### EXERCISE DIRECTIONS
Repeat the material below exactly, with no pictures.

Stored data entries
•••••

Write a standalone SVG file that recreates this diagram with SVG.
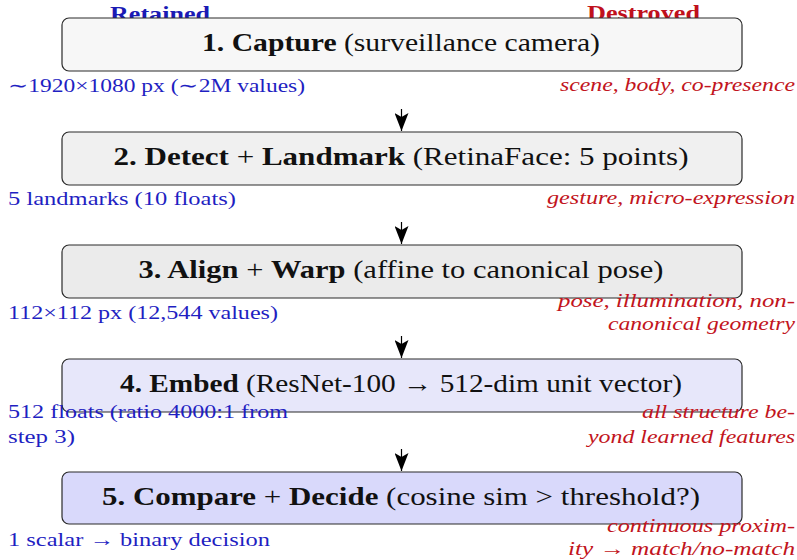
<svg xmlns="http://www.w3.org/2000/svg" width="797" height="560" viewBox="0 0 797 560">
<style>
text{font-family:'Liberation Serif','Times New Roman',Tinos,Times,serif}
.box{stroke:#2a2a2a;stroke-width:1.2}
.t{font-size:25px;fill:#111;text-anchor:middle}
.b{font-weight:bold}
.l{font-size:18.5px;fill:#1f1fc2}
.r{font-size:18.5px;font-style:italic;fill:#c21420;text-anchor:end}
.h{font-size:21px;font-weight:bold}
.edge{stroke:#000;stroke-width:1.2;fill:none;marker-end:url(#ah)}
</style>
<defs>
<marker id="ah" markerUnits="userSpaceOnUse" viewBox="0 0 18 14" refX="18" refY="7" markerWidth="18" markerHeight="14" orient="auto">
<path d="M0,0 L18,7 L0,14 L4,7 Z" fill="#000"/>
</marker>
</defs>
<g id="headers">
<text class="h" x="110" y="21" fill="#1a1ab4" textLength="100" lengthAdjust="spacingAndGlyphs">Retained</text>
<text class="h" x="587" y="20" fill="#c0101c" textLength="113" lengthAdjust="spacingAndGlyphs">Destroyed</text>
</g>
<g id="node1">
<rect class="box" x="62" y="18" width="680" height="53" rx="7" fill="#f7f7f7"/>
<text class="t" x="401" y="51" textLength="398" lengthAdjust="spacingAndGlyphs"><tspan class="b">1.  Capture</tspan> (surveillance camera)</text>
</g>
<g id="node2">
<rect class="box" x="62" y="132" width="680" height="53" rx="7" fill="#f0f0f0"/>
<text class="t" x="401" y="165" textLength="575" lengthAdjust="spacingAndGlyphs"><tspan class="b">2.  Detect</tspan> + <tspan class="b">Landmark</tspan> (RetinaFace: 5 points)</text>
</g>
<g id="node3">
<rect class="box" x="62" y="245" width="680" height="53" rx="7" fill="#ebebeb"/>
<text class="t" x="401" y="278" textLength="525" lengthAdjust="spacingAndGlyphs"><tspan class="b">3.  Align</tspan> + <tspan class="b">Warp</tspan> (affine to canonical pose)</text>
</g>
<g id="node4">
<rect class="box" x="62" y="359" width="680" height="53" rx="7" fill="#e7e7fa"/>
<text class="t" x="401" y="392" textLength="562" lengthAdjust="spacingAndGlyphs"><tspan class="b">4.  Embed</tspan> (ResNet-100 → 512-dim unit vector)</text>
</g>
<g id="node5">
<rect class="box" x="62" y="472" width="680" height="52" rx="7" fill="#d9d9fb"/>
<text class="t" x="401" y="505" textLength="598" lengthAdjust="spacingAndGlyphs"><tspan class="b">5.  Compare</tspan> + <tspan class="b">Decide</tspan> (cosine sim &gt; threshold?)</text>
</g>
<g id="retained">
<text class="l" x="8" y="92" textLength="297" lengthAdjust="spacingAndGlyphs">∼1920×1080 px (∼2M values)</text>
<text class="l" x="8" y="205" textLength="228" lengthAdjust="spacingAndGlyphs">5 landmarks (10 floats)</text>
<text class="l" x="8" y="319" textLength="270" lengthAdjust="spacingAndGlyphs">112×112 px (12,544 values)</text>
<text class="l" x="8" y="418" textLength="280" lengthAdjust="spacingAndGlyphs">512 floats (ratio 4000:1 from</text>
<text class="l" x="8" y="443" textLength="67" lengthAdjust="spacingAndGlyphs">step 3)</text>
<text class="l" x="8" y="546" textLength="262" lengthAdjust="spacingAndGlyphs">1 scalar → binary decision</text>
</g>
<g id="destroyed">
<text class="r" x="795" y="91" textLength="235" lengthAdjust="spacingAndGlyphs">scene, body, co-presence</text>
<text class="r" x="795" y="204" textLength="248" lengthAdjust="spacingAndGlyphs">gesture, micro-expression</text>
<text class="r" x="795" y="307" textLength="237" lengthAdjust="spacingAndGlyphs">pose, illumination, non-</text>
<text class="r" x="795" y="330" textLength="187" lengthAdjust="spacingAndGlyphs">canonical geometry</text>
<text class="r" x="795" y="418" textLength="153" lengthAdjust="spacingAndGlyphs">all structure be-</text>
<text class="r" x="795" y="443" textLength="207" lengthAdjust="spacingAndGlyphs">yond learned features</text>
<text class="r" x="795" y="532" textLength="188" lengthAdjust="spacingAndGlyphs">continuous proxim-</text>
<text class="r" x="795" y="555" textLength="227" lengthAdjust="spacingAndGlyphs">ity → match/no-match</text>
</g>
<g id="connectors">
<line class="edge" x1="401.5" y1="109" x2="401.5" y2="131"/>
<line class="edge" x1="401.5" y1="222" x2="401.5" y2="244"/>
<line class="edge" x1="401.5" y1="336" x2="401.5" y2="358"/>
<line class="edge" x1="401.5" y1="449" x2="401.5" y2="471"/>
</g>
</svg>
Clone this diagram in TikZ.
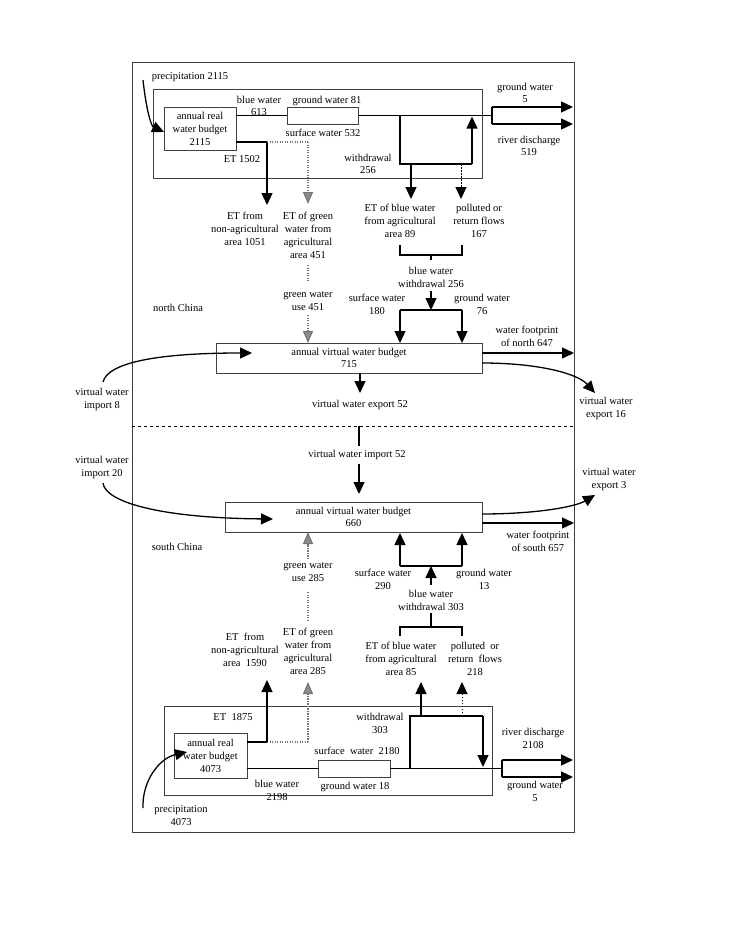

•••••

### EXERCISE RESULT
Write a standalone SVG file that recreates this diagram with SVG.
<svg xmlns="http://www.w3.org/2000/svg" width="797" height="560" viewBox="0 0 797 560">
<style>
text{font-family:'Liberation Serif','Times New Roman',Tinos,Times,serif}
.box{stroke:#2a2a2a;stroke-width:1.2}
.t{font-size:25px;fill:#111;text-anchor:middle}
.b{font-weight:bold}
.l{font-size:18.5px;fill:#1f1fc2}
.r{font-size:18.5px;font-style:italic;fill:#c21420;text-anchor:end}
.h{font-size:21px;font-weight:bold}
.edge{stroke:#000;stroke-width:1.2;fill:none;marker-end:url(#ah)}
</style>
<defs>
<marker id="ah" markerUnits="userSpaceOnUse" viewBox="0 0 18 14" refX="18" refY="7" markerWidth="18" markerHeight="14" orient="auto">
<path d="M0,0 L18,7 L0,14 L4,7 Z" fill="#000"/>
</marker>
</defs>
<g id="headers">
<text class="h" x="110" y="21" fill="#1a1ab4" textLength="100" lengthAdjust="spacingAndGlyphs">Retained</text>
<text class="h" x="587" y="20" fill="#c0101c" textLength="113" lengthAdjust="spacingAndGlyphs">Destroyed</text>
</g>
<g id="node1">
<rect class="box" x="62" y="18" width="680" height="53" rx="7" fill="#f7f7f7"/>
<text class="t" x="401" y="51" textLength="398" lengthAdjust="spacingAndGlyphs"><tspan class="b">1.  Capture</tspan> (surveillance camera)</text>
</g>
<g id="node2">
<rect class="box" x="62" y="132" width="680" height="53" rx="7" fill="#f0f0f0"/>
<text class="t" x="401" y="165" textLength="575" lengthAdjust="spacingAndGlyphs"><tspan class="b">2.  Detect</tspan> + <tspan class="b">Landmark</tspan> (RetinaFace: 5 points)</text>
</g>
<g id="node3">
<rect class="box" x="62" y="245" width="680" height="53" rx="7" fill="#ebebeb"/>
<text class="t" x="401" y="278" textLength="525" lengthAdjust="spacingAndGlyphs"><tspan class="b">3.  Align</tspan> + <tspan class="b">Warp</tspan> (affine to canonical pose)</text>
</g>
<g id="node4">
<rect class="box" x="62" y="359" width="680" height="53" rx="7" fill="#e7e7fa"/>
<text class="t" x="401" y="392" textLength="562" lengthAdjust="spacingAndGlyphs"><tspan class="b">4.  Embed</tspan> (ResNet-100 → 512-dim unit vector)</text>
</g>
<g id="node5">
<rect class="box" x="62" y="472" width="680" height="52" rx="7" fill="#d9d9fb"/>
<text class="t" x="401" y="505" textLength="598" lengthAdjust="spacingAndGlyphs"><tspan class="b">5.  Compare</tspan> + <tspan class="b">Decide</tspan> (cosine sim &gt; threshold?)</text>
</g>
<g id="retained">
<text class="l" x="8" y="92" textLength="297" lengthAdjust="spacingAndGlyphs">∼1920×1080 px (∼2M values)</text>
<text class="l" x="8" y="205" textLength="228" lengthAdjust="spacingAndGlyphs">5 landmarks (10 floats)</text>
<text class="l" x="8" y="319" textLength="270" lengthAdjust="spacingAndGlyphs">112×112 px (12,544 values)</text>
<text class="l" x="8" y="418" textLength="280" lengthAdjust="spacingAndGlyphs">512 floats (ratio 4000:1 from</text>
<text class="l" x="8" y="443" textLength="67" lengthAdjust="spacingAndGlyphs">step 3)</text>
<text class="l" x="8" y="546" textLength="262" lengthAdjust="spacingAndGlyphs">1 scalar → binary decision</text>
</g>
<g id="destroyed">
<text class="r" x="795" y="91" textLength="235" lengthAdjust="spacingAndGlyphs">scene, body, co-presence</text>
<text class="r" x="795" y="204" textLength="248" lengthAdjust="spacingAndGlyphs">gesture, micro-expression</text>
<text class="r" x="795" y="307" textLength="237" lengthAdjust="spacingAndGlyphs">pose, illumination, non-</text>
<text class="r" x="795" y="330" textLength="187" lengthAdjust="spacingAndGlyphs">canonical geometry</text>
<text class="r" x="795" y="418" textLength="153" lengthAdjust="spacingAndGlyphs">all structure be-</text>
<text class="r" x="795" y="443" textLength="207" lengthAdjust="spacingAndGlyphs">yond learned features</text>
<text class="r" x="795" y="532" textLength="188" lengthAdjust="spacingAndGlyphs">continuous proxim-</text>
<text class="r" x="795" y="555" textLength="227" lengthAdjust="spacingAndGlyphs">ity → match/no-match</text>
</g>
<g id="connectors">
<line class="edge" x1="401.5" y1="109" x2="401.5" y2="131"/>
<line class="edge" x1="401.5" y1="222" x2="401.5" y2="244"/>
<line class="edge" x1="401.5" y1="336" x2="401.5" y2="358"/>
<line class="edge" x1="401.5" y1="449" x2="401.5" y2="471"/>
</g>
</svg>
Clone this diagram in TikZ.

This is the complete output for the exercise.